Gerhard Rühm zum 95. Geburtstag
Bei dem jüngsten Kunstprojekt von Gerhard Rühm vor dem Volkstheater in Wien wurde die "Allgemeine Erklärung der Menschenrechte" Wort für Wort verlesen. Das ist nicht ohne Brisanz in einem "restaurativen Zeitalter", wie Gerhard Rühm unsere Gegenwart beschreibt. Seine Arbeit hatte immer auch eine politische Dimension. 2024 ist Gerhard Rühm wieder zurück nach Wien gezogen, in die Wohnung, in der er aufgewachsen ist, in einem künstlerischen Haushalt. Sowohl den Austrofaschismus als auch die Nazi-Diktatur hat er am eigenen Leib erlebt. Musiker wollte er eigentlich werden, Klavier zu lernen hat er früh begonnen, sein Vater war bei den Wiener Philharmonikern. Der Sohn interessierte sich für die Musik von Schönberg, Webern, Bartok, überhaupt für alles von den Nazis Verbotene und Verschüttete - das einte die Mitglieder der "Wiener Gruppe", die er mitbegründet hat. Diese frühe Ausrichtung Gerhard Rühms sorgte für Konflikte zuhause.

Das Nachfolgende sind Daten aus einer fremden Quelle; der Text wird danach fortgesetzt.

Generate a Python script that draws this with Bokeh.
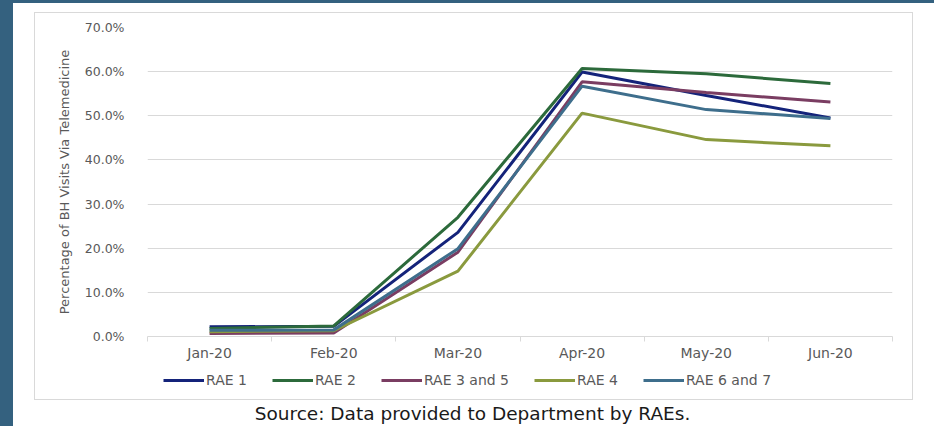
from bokeh.plotting import figure
from bokeh.layouts import column
from bokeh.models import (Label, Legend, LegendItem, FixedTicker,
                          NumeralTickFormatter, Range1d)
from bokeh.embed import file_html
from bokeh.resources import INLINE

# Monthly share of behavioral-health visits delivered via telemedicine
months = ["Jan-20", "Feb-20", "Mar-20", "Apr-20", "May-20", "Jun-20"]
rae_1 = [2.2, 2.3, 23.6, 59.9, 54.6, 49.5]
rae_2 = [1.8, 2.4, 27.0, 60.7, 59.5, 57.3]
rae_3_5 = [0.7, 0.8, 19.1, 57.7, 55.3, 53.1]
rae_4 = [1.1, 1.3, 14.8, 50.6, 44.6, 43.2]
rae_6_7 = [1.4, 1.5, 19.9, 56.7, 51.4, 49.4]

series_names = ["RAE 1", "RAE 2", "RAE 3 and 5", "RAE 4", "RAE 6 and 7"]
series_values = [rae_1, rae_2, rae_3_5, rae_4, rae_6_7]
series_colors = ["#14237a", "#2c6a3b", "#7a3d62", "#8a9a3e", "#3e6e8c"]

source_note = "Source: Data provided to Department by RAEs."

DARK = "#34617f"
GRID = "#d9d9d9"
TEXT = "#595959"
LINE_W = 3

xs = [i + 0.5 for i in range(len(months))]
x_range = Range1d(0, len(months))
y_range = Range1d(0, 0.70)


def bare(width, height, xr, yr):
    """A figure whose frame fills the whole canvas, with no axes or grid."""
    f = figure(width=width, height=height, toolbar_location=None,
               output_backend="svg", min_border=0, x_range=xr, y_range=yr,
               background_fill_color="white", border_fill_color="white")
    f.axis.visible = False
    f.grid.visible = False
    f.outline_line_color = None
    return f


# main chart
p = figure(width=877, height=358, output_backend="svg", toolbar_location=None,
           x_range=x_range, y_range=y_range,
           min_border_left=112, min_border_right=20,
           min_border_top=14, min_border_bottom=35,
           background_fill_color="white", border_fill_color="white")
p.outline_line_color = None

for name, vals, col in zip(series_names, series_values, series_colors):
    p.line(xs, [v / 100 for v in vals], line_color=col, line_width=LINE_W)

# x axis: labels at category centres, small ticks on category boundaries
p.xaxis.ticker = FixedTicker(ticks=xs, minor_ticks=list(range(len(months) + 1)))
p.xaxis.major_label_overrides = {x: m for x, m in zip(xs, months)}
p.xaxis.major_tick_out = 0
p.xaxis.major_tick_in = 0
p.xaxis.minor_tick_out = 5
p.xaxis.minor_tick_in = 0
p.xaxis.minor_tick_line_color = GRID
p.xaxis.axis_line_color = GRID
p.xaxis.major_label_standoff = 3
p.xaxis.major_label_text_font = "DejaVu Sans"
p.xaxis.major_label_text_font_size = "14px"
p.xaxis.major_label_text_color = TEXT
p.xgrid.grid_line_color = None

p.yaxis.ticker = FixedTicker(ticks=[i / 10 for i in range(8)])
p.yaxis.formatter = NumeralTickFormatter(format="0.0%")
p.yaxis.axis_line_color = None
p.yaxis.major_tick_line_color = None
p.yaxis.minor_tick_line_color = None
p.yaxis.major_label_standoff = 17
p.yaxis.major_label_text_font = "DejaVu Sans"
p.yaxis.major_label_text_font_size = "12.5px"
p.yaxis.major_label_text_color = TEXT
p.yaxis.axis_label = "Percentage of BH Visits Via Telemedicine"
p.yaxis.axis_label_standoff = 10
p.yaxis.axis_label_text_font = "DejaVu Sans"
p.yaxis.axis_label_text_font_style = "normal"
p.yaxis.axis_label_text_font_size = "13px"
p.yaxis.axis_label_text_color = TEXT
p.ygrid.grid_line_color = GRID

# horizontal key row under the chart (its frame lines up with the chart's)
key = bare(877, 28, x_range, y_range)
items = []
for name, vals, col in zip(series_names, series_values, series_colors):
    r = key.line(xs, [v / 100 for v in vals], line_color=col,
                 line_width=LINE_W, visible=False)
    items.append(LegendItem(label=name, renderers=[r]))
key.add_layout(Legend(items=items, orientation="horizontal", location=(16, 11),
                      glyph_width=41, glyph_height=14, label_height=16,
                      label_standoff=2, spacing=25, padding=0, margin=0,
                      border_line_color=None, background_fill_alpha=0,
                      label_text_font="DejaVu Sans",
                      label_text_font_size="14px", label_text_color=TEXT))

# chart and key share one thin light frame
framed = column(p, key, margin=(13, 0, 0, 35),
                styles={"outline": "1px solid " + GRID})

# source line under the frame
src = figure(width=934, height=27, toolbar_location=None, output_backend="svg",
             min_border=0, x_range=Range1d(0, 934), y_range=Range1d(0, 27),
             background_fill_alpha=0, border_fill_alpha=0)
src.axis.visible = False
src.grid.visible = False
src.outline_line_color = None
src.add_layout(Label(x=472, y=13, text=source_note,
                     text_align="center", text_baseline="middle",
                     text_font="DejaVu Sans", text_font_size="18.5px",
                     text_color="#1a1a1a"))

# page: white sheet with a dark band along its left and top edges
page = column(framed, src, styles={"background-color": "white",
                                   "box-shadow": "inset 13px 3px 0 0 " + DARK})

open("out.html", "w").write(file_html(page, INLINE))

Wien wieder zum Lebensmittelpunkt zu machen, entschied Gerhard Rühm nach dem Tod seiner geliebten Lebens- und Kunstgefährtin Monika Lichtenfeld Mitte 2023. Mit ihr gemeinsam hatte er viele Jahre in Köln gelebt und gewirkt. Nach Deutschland wanderte er Anfang der 1960er Jahre aus. Österreich war ihm damals zu eng, zu reaktionär. Er gehörte zu jenen, die von den Förderstellen im Land als zu verhindernde Provokateure wahrgenommen wurden. Schwarzer Humor, Innovation, Reduktion waren ihm von Beginn an wesentliche Triebfedern. All das findet sich auch in seinem neuen Buch "Zugvögel", eine Gemeinschaftsarbeit mit der Filmemacherin Martina Kudlácek. "Ich verlange von Kunst, dass es sich nicht wiederholt, dass es keine epigonale Repetition ist - dass versucht wird, Neues zu finden, darum geht es", sagt Rühm. Dieses Credo veranschaulicht auch die Ausstellung in der "Neuen Galerie Graz". Nicht zufällig trägt sie den Titel "noch immer jetzt". Das Wort "jetzt" spielt in Gerhard Rühms Werk eine zentrale Rolle. In der Schau in Graz lässt man alle wesentlichen Rühmschen Werkphasen der letzten sieben Jahrzehnte Revue passieren - und macht deutlich: Gerhard Rühms Werk ist einzigartig in Hinblick auf die eigensinnige Synthese von Literatur, Musik und bildender Kunst. Und: dieses Werk: es altert nicht, wie Gerhard Rühm selbst.